Peter Riddell is Chief Political Commentator of The Times. He was worked for The Times since 1991, and previously worked for The Financial Times for 21 years. He is the author of six books on contemporary political history, one of which, Hug Them Close: Blair, Clinton, Bush and the 'Special Relationship' (Politico's, 2004) won the Channel 4 Book of the Year Award. He is a Fellow of the Royal Historical Society and an Honorary Fellow of Sidney Sussex College, Cambridge, and of the Political Studies Association. He has two Honorary Doctorates. He has served on, and chaired, various inquiries into British politics and chairs the Hansard Society, the leading non-partisan charity for promoting understanding of Parliament.
Richard Roberts is Director of the Centre for Contemporary British History at the Institute of Historical Research, where the History & Policy pilot project is based. Previously a member of faculty at the University of Sussex, Dr Roberts is a highly experienced writer, researcher and teacher. A specialist in economic and financial history, he is author of many books on investment banking and international finance and is currently completing a study of the breakdown of the Bretton Woods fixed exchange rate system in the early 1970s. He is a leading authority on international financial centres, especially Wall Street and the City.
Tessa Stone is the Director of the Sutton Trust, a grant making Trust that aims to improve the life chances of young people by influencing education policy. It funds projects and conducts research ranging across the educational spectrum, including parenting and early-years projects, schemes in primary and secondary schools, and programmes focusing on access to further and higher education, and to the professions.
Before joining the Sutton Trust in 2002 Tessa was a Research Fellow in History and Admissions Tutor of Newnham College, Cambridge. Her research interest is the role of women in military service in the Second World War, and she has published a number of articles on this theme.

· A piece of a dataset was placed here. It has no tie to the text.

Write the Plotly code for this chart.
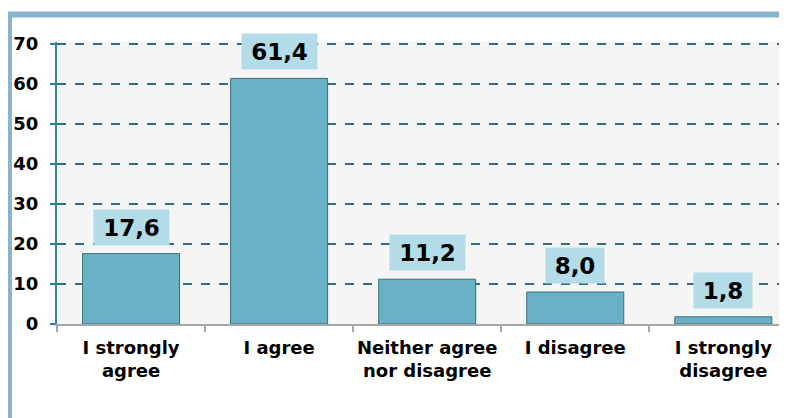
import plotly.graph_objects as go

categories = ["I strongly<br>agree", "I agree", "Neither agree<br>nor disagree", "I disagree", "I strongly<br>disagree"]
values = [17.6, 61.4, 11.2, 8.0, 1.8]
y_ticks = [0, 10, 20, 30, 40, 50, 60, 70]

labels = [f"{v:.1f}".replace(".", ",") for v in values]

fig = go.Figure()
fig.add_trace(go.Bar(
    x=categories, y=values,
    marker=dict(color="#69B2C6", line=dict(color="#3B6E7C", width=1)),
    hoverinfo="skip",
))

for c, v, t in zip(categories, values, labels):
    fig.add_annotation(
        x=c, y=v, text=f"<b>{t}</b>", showarrow=False,
        yanchor="bottom", yshift=8,
        font=dict(family="DejaVu Sans", size=23, color="black"),
        bgcolor="#B3DCE8", borderpad=6, width=17 * len(t) - 5, height=23,
    )

# outer light-blue frame (partially visible at left and top)
fig.add_shape(type="rect", xref="paper", yref="paper",
              x0=-0.0658, x1=1.2, y0=-0.5, y1=1.0975,
              line=dict(color="#8AB4CE", width=6), fillcolor="rgba(0,0,0,0)", layer="below")

fig.update_layout(
    width=779, height=410,
    margin=dict(l=49, r=0, t=34, b=94),
    paper_bgcolor="white", plot_bgcolor="#F5F5F5",
    bargap=0.345, showlegend=False,
    font=dict(family="DejaVu Sans", color="black"),
)
fig.update_xaxes(
    range=[-0.5, 4.43], automargin=False, tickangle=0,
    showline=True, linecolor="#A6A6A6", linewidth=2,
    ticks="outside", tickson="boundaries", ticklen=6, tickcolor="#A6A6A6", tickwidth=2,
    ticklabelstandoff=6,
    tickfont=dict(family="DejaVu Sans", size=18, color="black"),
    tickvals=categories, ticktext=[f"<b>{c}</b>" for c in categories],
    showgrid=False,
)
fig.update_yaxes(
    range=[0, 70.5], automargin=False,
    tickvals=y_ticks, ticktext=[f"<b>{v}</b>" for v in y_ticks],
    showline=True, linecolor="#31849B", linewidth=2,
    ticks="outside", ticklen=5, tickcolor="#31849B", tickwidth=2,
    ticklabelstandoff=8,
    showgrid=True, gridcolor="#2F6F80", griddash="dash", gridwidth=1.5,
    zeroline=False,
    tickfont=dict(family="DejaVu Sans", size=18, color="black"),
)

fig.write_html("out.html")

David Willetts is Shadow Secretary of State for Innovation, Universities and Skills and has been the Member of Parliament for Havant since 1992. He was Shadow Secretary of State for Work and Pensions from 2001-2005 and has worked at HM Treasury, and the Number 10 Policy Unit. He served as Paymaster General in the last Conservative Government. He is a Governor of the Ditchley Foundation and a member of the Council of the Institute for Fiscal Studies as well as Senior Adviser to Punter Southall, actuaries. David has written widely on economic and social policy.